I don’t think we did.  Rooting for Sammy always required you ignore some pretty big flaws.  When he was athletic early in his career he had very little refined ability.  When he got all swole and started hitting 15 homers a month he couldn’t move anymore.  Other than some key hits in the 2003 NLCS (which, had they won, would have changed the legacy of Sammy forever–and it’s not his fault they lost) he was routinely terrible in “big” spots, because when the Cubs really needed a hit, Sammy was going to swing at everything.

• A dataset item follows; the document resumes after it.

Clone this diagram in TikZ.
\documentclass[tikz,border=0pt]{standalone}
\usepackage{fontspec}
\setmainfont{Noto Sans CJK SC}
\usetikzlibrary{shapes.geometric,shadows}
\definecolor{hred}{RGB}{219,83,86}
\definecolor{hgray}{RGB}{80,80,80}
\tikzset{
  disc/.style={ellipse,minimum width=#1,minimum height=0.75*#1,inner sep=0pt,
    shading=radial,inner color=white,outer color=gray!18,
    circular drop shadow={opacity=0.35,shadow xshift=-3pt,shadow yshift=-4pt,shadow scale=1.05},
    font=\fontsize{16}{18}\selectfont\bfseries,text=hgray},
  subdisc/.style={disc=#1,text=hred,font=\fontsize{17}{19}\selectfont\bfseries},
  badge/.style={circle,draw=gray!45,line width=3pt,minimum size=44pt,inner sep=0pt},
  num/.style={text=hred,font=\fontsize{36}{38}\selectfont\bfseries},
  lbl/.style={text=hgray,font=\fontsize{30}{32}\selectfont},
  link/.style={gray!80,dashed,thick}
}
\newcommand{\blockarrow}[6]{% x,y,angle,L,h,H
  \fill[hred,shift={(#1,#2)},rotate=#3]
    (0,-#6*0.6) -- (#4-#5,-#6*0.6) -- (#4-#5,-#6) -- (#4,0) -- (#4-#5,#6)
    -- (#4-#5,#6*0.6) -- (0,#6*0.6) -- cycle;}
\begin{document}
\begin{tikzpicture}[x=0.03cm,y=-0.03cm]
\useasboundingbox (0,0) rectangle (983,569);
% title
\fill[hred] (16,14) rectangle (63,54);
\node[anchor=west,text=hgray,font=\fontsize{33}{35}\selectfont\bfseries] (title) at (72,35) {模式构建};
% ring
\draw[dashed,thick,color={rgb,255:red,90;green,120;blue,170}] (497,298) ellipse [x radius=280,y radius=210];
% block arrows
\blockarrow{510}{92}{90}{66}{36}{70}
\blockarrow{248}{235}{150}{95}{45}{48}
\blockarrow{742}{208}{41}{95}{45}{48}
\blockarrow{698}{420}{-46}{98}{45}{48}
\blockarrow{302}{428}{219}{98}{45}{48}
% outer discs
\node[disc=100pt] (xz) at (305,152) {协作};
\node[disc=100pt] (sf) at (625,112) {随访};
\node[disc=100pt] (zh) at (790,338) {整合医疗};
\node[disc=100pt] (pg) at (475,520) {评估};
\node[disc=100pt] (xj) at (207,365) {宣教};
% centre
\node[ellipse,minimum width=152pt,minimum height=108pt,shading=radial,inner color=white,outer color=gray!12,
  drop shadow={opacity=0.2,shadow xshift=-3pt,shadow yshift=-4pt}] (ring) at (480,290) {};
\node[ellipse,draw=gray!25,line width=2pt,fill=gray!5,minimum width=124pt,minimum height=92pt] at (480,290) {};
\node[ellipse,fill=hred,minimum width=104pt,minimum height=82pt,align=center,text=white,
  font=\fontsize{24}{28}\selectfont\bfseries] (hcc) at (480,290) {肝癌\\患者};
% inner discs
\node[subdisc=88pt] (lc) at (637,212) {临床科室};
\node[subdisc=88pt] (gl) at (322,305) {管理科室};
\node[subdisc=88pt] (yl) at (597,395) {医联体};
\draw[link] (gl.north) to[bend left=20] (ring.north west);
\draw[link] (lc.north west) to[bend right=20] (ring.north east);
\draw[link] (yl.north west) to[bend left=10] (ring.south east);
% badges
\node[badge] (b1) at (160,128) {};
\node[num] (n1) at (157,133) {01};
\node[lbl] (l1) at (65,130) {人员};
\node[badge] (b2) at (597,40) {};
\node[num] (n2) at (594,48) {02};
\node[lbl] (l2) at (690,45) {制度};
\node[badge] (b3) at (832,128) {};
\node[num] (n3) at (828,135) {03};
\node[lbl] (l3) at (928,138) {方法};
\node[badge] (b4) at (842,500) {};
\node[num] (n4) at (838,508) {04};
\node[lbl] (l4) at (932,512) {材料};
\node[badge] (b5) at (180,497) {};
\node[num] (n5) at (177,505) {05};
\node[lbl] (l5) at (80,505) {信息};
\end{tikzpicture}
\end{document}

Sure he was selfish.  But it’s baseball.  Ryne Sandberg is beloved by Cubs fans and he literally quit on the team during a season.

I can’t speak for all Cubs fans (that’s Al’s job) but I can say that I don’t dislike Sammy.  I just kind of feel like I spent 13 seasons expending a lot of fan energy on him, and when he was ready to go, I was ready to stop.  Sorry Sammy, I gave at the office, buddy.  You’re on your own.  Try not to leave $20,000 wrapped in a towel in a hotel lobby again.  Maybe don’t use the “skin cream” that makes you look like the world’s buffest mime.

(And, by the way, how great would it be if one of Joe Maddon’s quirky spring training diversions was to bring in Sammy the mime to launch some bombs in batting practice?)

I don’t know what the Cubs reasoning for not bringing him back…ever…to do anything.  They can’t seem to get enough of Ryan Dempster, and well, that’s just awful.  But to be honest, if they had a Sammy Sosa Day, or put up a statue of him, I wouldn’t mind, but I don’t think I’d really care.

It’s amazing that a guy who was the only reason to watch the Cubs for more than a decade is just somebody I really never think about anymore.  If Roger Clemens or Barry Bonds gets into the Hall of Fame, then Sammy should, too.  I feel pretty somewhat strongly about that.  Or, maybe I really don’t care.

That’s the weird thing about this.  I really can’t say I miss him at all.